Metrics and Program Health
Measure both program activity and security outcomes to understand whether champions are making a difference.
Activity metrics:
- Number of active champions vs. total enrolled (active = participated in training or community in last 60 days)
- Training completion rates per module
- Monthly channel activity in champion Slack channel
- Security reviews initiated by champions (threat models, design reviews)
Outcome metrics:
- Vulnerabilities found in code review by champions vs. post-production findings (shift-left ratio)
- Mean time to triage security findings for teams with champions vs. without
- Security debt accumulation rate: are teams with champions introducing fewer new vulnerabilities over time?
- SAST finding resolution rate for champion teams vs. non-champion teams
Annual champion survey: Ask champions directly — is the program adding value to your work? Do you feel supported? What should change? Act on the results visibly.
Common Failure Modes
No manager protection of champion time: Champions volunteer but managers treat security activities as optional. The 10–20% time commitment disappears under sprint pressure. Solve this at program launch with explicit manager agreement and leadership support.

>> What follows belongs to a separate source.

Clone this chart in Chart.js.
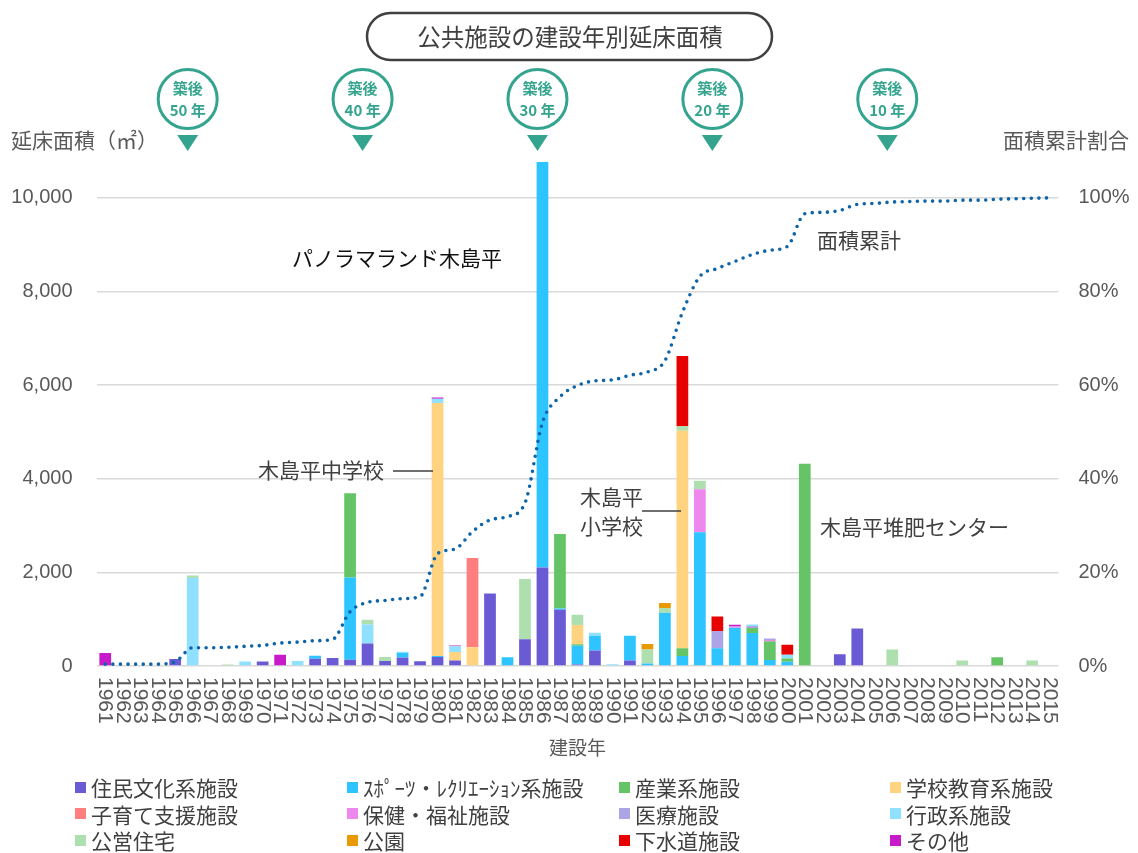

Champion as security gatekeeper: Some champions interpret their role as blocking insecure code rather than enabling secure code. This creates adversarial relationships with teammates. Train champions on enablement over gatekeeping.
No feedback loop to the security team: Champions identify patterns — the same vulnerable pattern appearing in multiple PRs, a missing library for a common security operation — but have no mechanism to surface systemic issues to the security team. Build explicit escalation and feedback channels.
Training without application: A curriculum without practical application produces knowledge, not skill. Every training module should include a real exercise, a tool the champion uses immediately, or a concrete task for their team.